Going back to the proof of Shearer's lemma (Theorem~\ref{thm:shearer} above), let's first revisit the particular case where $d = 1$ using the language of information theory. Let $(X,Y)$ be chosen uniformly at random from $F$. Then,
\begin{itemize}
\item $H(X,Y) = \log_2 (|F|)$.
\item $\log_2(|F_{\{1\}}|) \geq H(X)$ (note that we don't have equality since projecting $(X,Y)$ on $X$ doesn't not necessarily give a uniform distribution on $F_{\{1\}}$).
\item Similarly, $\log_2(|F_{\{2\}}|) \geq H(Y)$.
\end{itemize}
Thus, it suffices to show that $H(X,Y) \le H(X) + H(Y)$. Note that this follows from the ``axioms'' that $H(X,Y) = H(X) + H(Y|X)$ and $H(Y|X) \le H(Y)$. We now illustrate the proof of the general $(k,d)$-version of Shearer's lemma by working out the proof in the particular case where $k = 3$ and $d=2$. We wish to prove that
$$ |F|^2 \le |F_{\{1,2\}}| \cdot |F_{\{2,3\}}| \cdot |F_{\{3,1\}}|.$$
This would follow if we can establish
\begin{equation}\label{eq:equiv_shearer}
2 H(X,Y,Z) \le H(X,Y) + H(Y,Z) + H(X,Z).
\end{equation}
Note that we have that
$$ H(X,Y) = H(X) + H(Y|X), $$
$$ H(Y,Z) = H(Y) + H(Z|Y), $$
$$ H(X,Z) = H(X) + H(Z|X).$$
On the other hand, we have that
$$ 2H(X,Y,Z) = 2H(X) + 2H(Y|X) + 2H(Z|X,Y).$$
Using the ``axioms'' that $H(Y|X) \le H(Y)$, $H(Z|X,Y) \le H(Z|X)$ and $H(Z|X,Y) \le H(Z|Y)$, we conclude Equation~(\ref{eq:equiv_shearer}), and hence the $(3,2)$-version of Shearer's Lemma. The more general $(k,d)$-version is left as an exercise.

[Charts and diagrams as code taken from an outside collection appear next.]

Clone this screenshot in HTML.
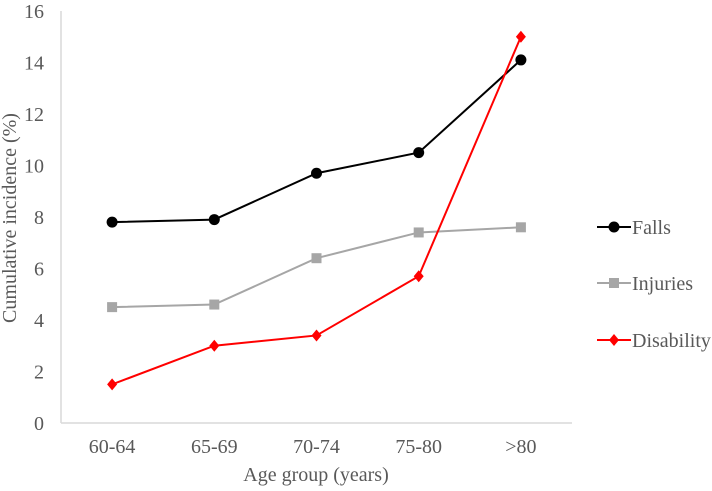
<!DOCTYPE html>
<html><head><meta charset="utf-8"><style>
html,body{margin:0;padding:0;background:#fff;}
svg text{font-family:"Liberation Serif",serif;fill:#595959;}
</style></head><body>
<svg id="chart" width="712" height="486"></svg>
<script>
const categories=["60-64","65-69","70-74","75-80",">80"];
const falls=[7.8,7.9,9.7,10.5,14.1];
const injuries=[4.5,4.6,6.4,7.4,7.6];
const disability=[1.5,3.0,3.4,5.7,15.0];
const yTicks=[0,2,4,6,8,10,12,14,16];
const ns="http://www.w3.org/2000/svg";
const svg=document.getElementById('chart');
const L=61,R=572,T=11,B=423;
const x=i=>L+(R-L)/categories.length*(i+0.5);
const y=v=>B-(B-T)*v/16;
function mk(t,a,p){const e=document.createElementNS(ns,t);for(const k in a)e.setAttribute(k,a[k]);(p||svg).appendChild(e);return e;}
let ax=mk('line',{x1:L,y1:B,x2:R,y2:B,stroke:'#d9d9d9','stroke-width':1.5});


let ay=mk('line',{x1:L,y1:T,x2:L,y2:B,stroke:'#d9d9d9','stroke-width':1.5});


yTicks.forEach(v=>{const t=mk('text',{x:44,y:y(v)+7,'text-anchor':'end','font-size':20});t.textContent=v;

});
categories.forEach((c,i)=>{const t=mk('text',{x:x(i),y:453,'text-anchor':'middle','font-size':20});t.textContent=c;

});
let xt=mk('text',{x:316,y:481,'text-anchor':'middle','font-size':20});xt.textContent='Age group (years)';


let yt=mk('text',{x:0,y:0,'text-anchor':'middle','font-size':20,transform:'translate(16,218) rotate(-90)'});yt.textContent='Cumulative incidence (%)';


function marker(type,cx,cy,color,g){
 if(type==='circle')return mk('circle',{cx,cy,r:5.5,fill:color},g);
 if(type==='square')return mk('rect',{x:cx-5,y:cy-5,width:10,height:10,fill:color},g);
 return mk('polygon',{points:`${cx},${cy-6} ${cx+5},${cy} ${cx},${cy+6} ${cx-5},${cy}`,fill:color},g);
}
const series=[
 {name:'Falls',data:falls,color:'#000',m:'circle',ly:227},
 {name:'Injuries',data:injuries,color:'#a6a6a6',m:'square',ly:283},
 {name:'Disability',data:disability,color:'#ff0000',m:'diamond',ly:340}];
series.forEach(s=>{
 const g=mk('g',{});
 
 
 mk('polyline',{points:s.data.map((v,i)=>x(i)+','+y(v)).join(' '),fill:'none',stroke:s.color,'stroke-width':2},g);
 s.data.forEach((v,i)=>{const p=marker(s.m,x(i),y(v),s.color,g);
 
 });
 const lg=mk('g',{});
 
 
 mk('line',{x1:597,y1:s.ly,x2:631,y2:s.ly,stroke:s.color,'stroke-width':2},lg);
 marker(s.m,614,s.ly,s.color,lg);
 const t=mk('text',{x:632,y:s.ly+7,'font-size':20},lg);t.textContent=s.name;
});
</script>
</body></html>
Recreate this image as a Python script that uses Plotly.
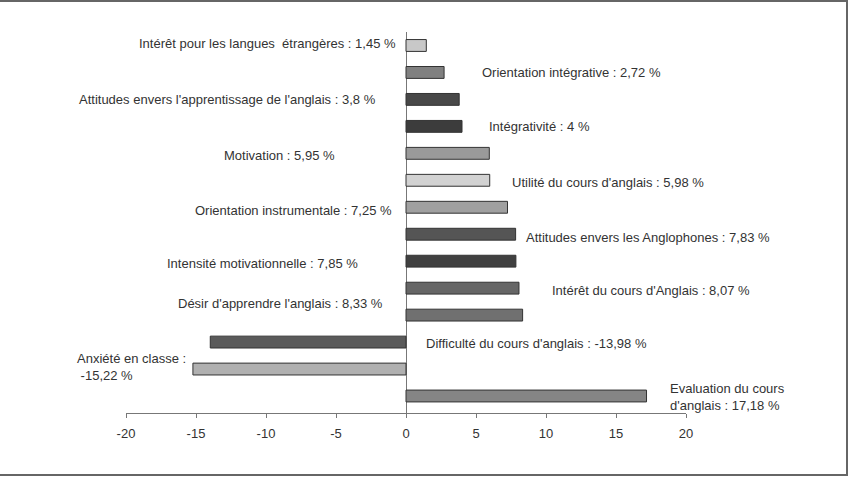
import plotly.graph_objects as go

# ---- data ----
categories = [
    "Intérêt pour les langues étrangères",
    "Orientation intégrative",
    "Attitudes envers l'apprentissage de l'anglais",
    "Intégrativité",
    "Motivation",
    "Utilité du cours d'anglais",
    "Orientation instrumentale",
    "Attitudes envers les Anglophones",
    "Intensité motivationnelle",
    "Intérêt du cours d'Anglais",
    "Désir d'apprendre l'anglais",
    "Difficulté du cours d'anglais",
    "Anxiété en classe",
    "Evaluation du cours d'anglais",
]
values = [1.45, 2.72, 3.8, 4.0, 5.95, 5.98, 7.25, 7.83, 7.85, 8.07, 8.33, -13.98, -15.22, 17.18]
labels = [
    "Intérêt pour les langues  étrangères : 1,45 %",
    "Orientation intégrative : 2,72 %",
    "Attitudes envers l'apprentissage de l'anglais : 3,8 %",
    "Intégrativité : 4 %",
    "Motivation : 5,95 %",
    "Utilité du cours d'anglais : 5,98 %",
    "Orientation instrumentale : 7,25 %",
    "Attitudes envers les Anglophones : 7,83 %",
    "Intensité motivationnelle : 7,85 %",
    "Intérêt du cours d'Anglais : 8,07 %",
    "Désir d'apprendre l'anglais : 8,33 %",
    "Difficulté du cours d'anglais : -13,98 %",
    "Anxiété en classe :<br> -15,22 %",
    "Evaluation du cours<br>d'anglais : 17,18 %",
]
tick_vals = [-20, -15, -10, -5, 0, 5, 10, 15, 20]

# ---- style ----
X_MIN, X_MAX = -20, 20
bar_colors = ["#c8c8c8", "#808080", "#484848", "#3c3c3c", "#9a9a9a", "#d2d2d2", "#a0a0a0",
              "#555555", "#404040", "#666666", "#707070", "#5a5a5a", "#b0b0b0", "#858585"]
# label placement: (x in axis units, anchor, vertical shift px)
label_pos = [(-0.57, "right", 2), (5.3, "left", 0), (-2.0, "right", 0), (5.8, "left", 0),
             (-4.9, "right", -2), (7.45, "left", -2), (-0.86, "right", -3), (8.45, "left", -3),
             (-3.3, "right", -2), (10.3, "left", -2), (-1.5, "right", 12), (1.3, "left", -1),
             (-23.65, "left", 2), (18.7, "left", -1)]
label_font = dict(family="Liberation Sans, Arial, sans-serif", size=13, color="#333333")

fig = go.Figure(go.Bar(
    y=categories, x=values, orientation="h",
    marker=dict(color=bar_colors, line=dict(color="#333333", width=1)),
    width=0.44, hoverinfo="x+y",
))

annotations = []
for cat, lab, (lx, anc, ys) in zip(categories, labels, label_pos):
    annotations.append(dict(
        x=(lx - X_MIN) / (X_MAX - X_MIN), y=cat, xref="paper", yref="y", text=lab,
        showarrow=False, xanchor=anc, yanchor="middle", yshift=ys, align="left",
        font=label_font,
    ))

fig.update_layout(
    width=851, height=480,
    margin=dict(l=126, r=165, t=32, b=67),
    paper_bgcolor="white", plot_bgcolor="white",
    showlegend=False,
    annotations=annotations,
    font=dict(family="Liberation Sans, Arial, sans-serif", color="#333333"),
    shapes=[dict(type="rect", xref="paper", yref="paper",
                 x0=-130 / 560, x1=(847 - 126) / 560,
                 y0=(413 - 475) / 381, y1=(413 - 1) / 381,
                 line=dict(color="#666666", width=2), fillcolor="rgba(0,0,0,0)",
                 layer="below")],
)
fig.update_xaxes(
    range=[X_MIN, X_MAX], tickvals=tick_vals, ticktext=[str(v) for v in tick_vals],
    showgrid=False, zeroline=True, zerolinecolor="#777777", zerolinewidth=1,
    showline=True, linecolor="#777777", linewidth=1,
    ticks="outside", ticklen=4, tickcolor="#777777", ticklabelstandoff=4,
    tickfont=dict(family="Liberation Sans, Arial, sans-serif", size=13, color="#333333"),
)
fig.update_yaxes(
    autorange="reversed", showticklabels=False, showgrid=False, zeroline=False,
    showline=False, ticks="",
)

fig.write_html("out.html")
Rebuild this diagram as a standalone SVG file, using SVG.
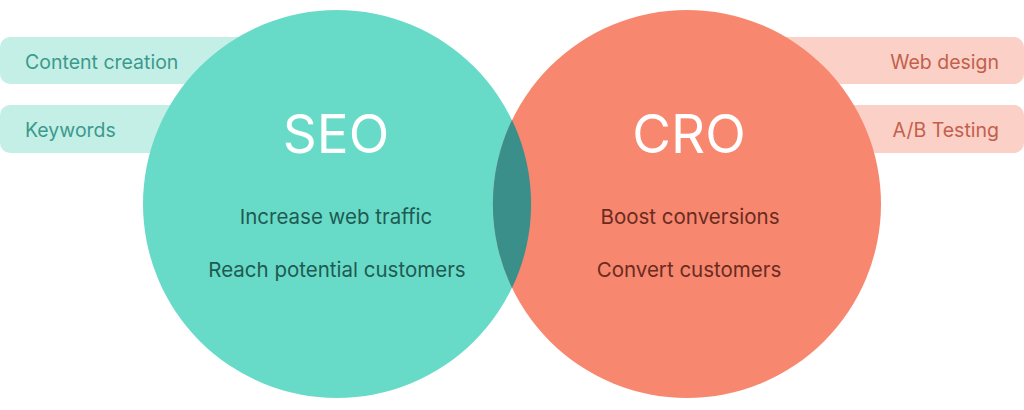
<svg xmlns="http://www.w3.org/2000/svg" width="1024" height="410" viewBox="0 0 1024 410">
<style>
.pillL{fill:#c4efe7}
.pillR{fill:#fbd0c7}
.t{font-family:Inter,"Open Sans",sans-serif;font-weight:400}
.tagL{fill:#3b9a8c;font-size:19.5px}
.tagR{fill:#c2604c;font-size:19.5px}
.big{fill:#ffffff;font-size:53px;font-weight:400}
.subL{fill:#1f5a52;font-size:20.5px}
.subR{fill:#6a2b1f;font-size:20.5px}
</style>
<rect width="1024" height="410" fill="#ffffff"/>
<g id="tag-content-creation"><rect class="pillL" x="0" y="37" width="280" height="47" rx="10"/><text class="t tagL" x="25" y="69">Content creation</text></g>
<g id="tag-keywords"><rect class="pillL" x="0" y="105" width="280" height="48" rx="10"/><text class="t tagL" x="25" y="137">Keywords</text></g>
<g id="tag-web-design"><rect class="pillR" x="744" y="37" width="280" height="47" rx="10"/><text class="t tagR" x="999" y="69" text-anchor="end">Web design</text></g>
<g id="tag-ab-testing"><rect class="pillR" x="744" y="105" width="280" height="48" rx="10"/><text class="t tagR" x="999" y="137" text-anchor="end">A/B Testing</text></g>
<g id="seo"><circle cx="337" cy="204" r="194" fill="#68dbc8"/></g>
<g id="cro"><circle cx="687" cy="204" r="194" fill="#f7876f"/></g>
<g id="overlap"><path d="M512,120 A194,194 0 0 1 512,288 A194,194 0 0 1 512,120 Z" fill="#3a8f8b"/></g>
<g id="seo-text">
<text class="t big" x="336" y="153" text-anchor="middle">SEO</text>
<text class="t subL" x="336" y="224" text-anchor="middle">Increase web traffic</text>
<text class="t subL" x="337" y="277" text-anchor="middle">Reach potential customers</text>
</g>
<g id="cro-text">
<text class="t big" x="689" y="153" text-anchor="middle">CRO</text>
<text class="t subR" x="690" y="224" text-anchor="middle">Boost conversions</text>
<text class="t subR" x="689" y="277" text-anchor="middle">Convert customers</text>
</g>
<g id="connectors"/>
</svg>
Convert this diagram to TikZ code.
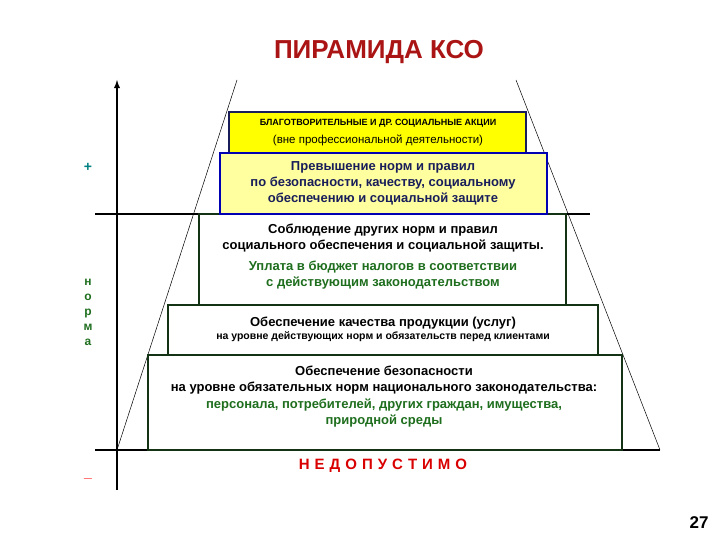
\documentclass[tikz,border=0pt]{standalone}
\usepackage{fontspec}
\setmainfont{Liberation Sans}
\definecolor{dgreen}{RGB}{20,50,20}
\definecolor{tgreen}{RGB}{30,110,30}
\definecolor{navy}{RGB}{25,30,90}
\definecolor{titlered}{RGB}{170,20,20}
\definecolor{yel}{RGB}{255,255,0}
\definecolor{lyel}{RGB}{255,255,160}
\begin{document}
\begin{tikzpicture}[x=1pt,y=-1pt,
 tier/.style={draw=dgreen,line width=2pt,fill=white,inner sep=0},
 lbl/.style={font=\bfseries\fontsize{13}{16}\selectfont,align=center}]
\useasboundingbox (0,0) rectangle (720,540);
\node[font=\bfseries\fontsize{26}{30}\selectfont,text=titlered] (t) at (379,52) {ПИРАМИДА КСО};
% pyramid sides
\coordinate (lt) at (237,80); \coordinate (lb) at (117,450);
\coordinate (rt) at (516,80); \coordinate (rb) at (660,450);
\draw[line width=0.5pt] (lt) -- (lb); \draw[line width=0.5pt] (rt) -- (rb);
% axes
\coordinate (a0) at (117,490); \coordinate (a1) at (117,80);
\draw[line width=1.8pt,-latex] (a0) -- (a1);
\coordinate (h1) at (95,214); \coordinate (h2) at (590,214);
\draw[line width=1.8pt] (h1) -- (h2);
\coordinate (g1) at (95,450); \coordinate (g2) at (660,450);
\draw[line width=1.8pt] (g1) -- (g2);
% boxes
\draw[tier] (148,355) rectangle (622,450);
\draw[tier] (168,305) rectangle (598,355);
\draw[tier] (199,214) rectangle (566,305);
\draw[draw=navy,line width=2pt,fill=yel] (229,112) rectangle (526,153);
\draw[draw=blue!70!black,line width=2pt,fill=lyel] (220,153) rectangle (547,214);
% texts
\node[font=\bfseries\fontsize{9}{10}\selectfont] (y1) at (378,123) {БЛАГОТВОРИТЕЛЬНЫЕ И ДР. СОЦИАЛЬНЫЕ АКЦИИ};
\node[font=\fontsize{11.5}{13}\selectfont] (y2) at (378,140) {(вне профессиональной деятельности)};
\node[lbl,text=navy] (b2) at (383,183) {Превышение норм и правил\\по безопасности, качеству, социальному\\обеспечению и социальной защите};
\node[lbl] (b3a) at (383,238) {Соблюдение других норм и правил\\социального обеспечения и социальной защиты.};
\node[lbl,text=tgreen] (b3b) at (383,275) {Уплата в бюджет налогов в соответствии\\с действующим законодательством};
\node[lbl] (b4a) at (383,323) {Обеспечение качества продукции (услуг)};
\node[font=\bfseries\fontsize{10.5}{12}\selectfont] (b4b) at (383,337) {на уровне действующих норм и обязательств перед клиентами};
\node[lbl] (b5a) at (384,380) {Обеспечение безопасности\\на уровне обязательных норм национального законодательства:};
\node[lbl,text=tgreen] (b5b) at (384,413) {персонала, потребителей, других граждан, имущества,\\природной среды};
\node[font=\bfseries\fontsize{15}{17}\selectfont,text=red!85!black] (n) at (383,466) {Н\,\,Е\,\,Д\,\,О\,\,П\,\,У\,\,С\,\,Т\,\,И\,\,М\,\,О};
\node[font=\bfseries\fontsize{14}{16}\selectfont,text=teal] (plus) at (88,167) {+};
\node[font=\bfseries\fontsize{12}{15}\selectfont,text=tgreen,align=center] (norm) at (88,312) {н\\о\\р\\м\\а};
\node[font=\bfseries\fontsize{14}{16}\selectfont,text=red] (minus) at (88,478) {\_};
\node[font=\bfseries\fontsize{17}{19}\selectfont] (pg) at (699,523) {27};
\end{tikzpicture}
\end{document}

The moral of the story is that in the above axioms lies a very interesting inequality, which can be very useful. Information theory has many other interesting notions (mutual information, divergence, Hellinger distance) and inequalities (Fano, Pinsker). In this course, we will study these notions, inequalities and their applications. Notable applications of information theory in computer science include parallel repetition, communication complexity, data structures, streaming algorithms, optimization, cryptography, privacy, etc..
\section{Administrative Stuff}
In the next two lectures, Madhu will review some information theory basics. Afterwards, students will jointly present the lectures with Madhu. Each lecture will have a paper and a student covering it. The student will read the paper one week before, and privately present it to Madhu. The audience will skim over the paper and come in. The first paper will be ``Entropy and Counting" by Jaikumar Radhakrishnan (a link to this paper is available on the course website).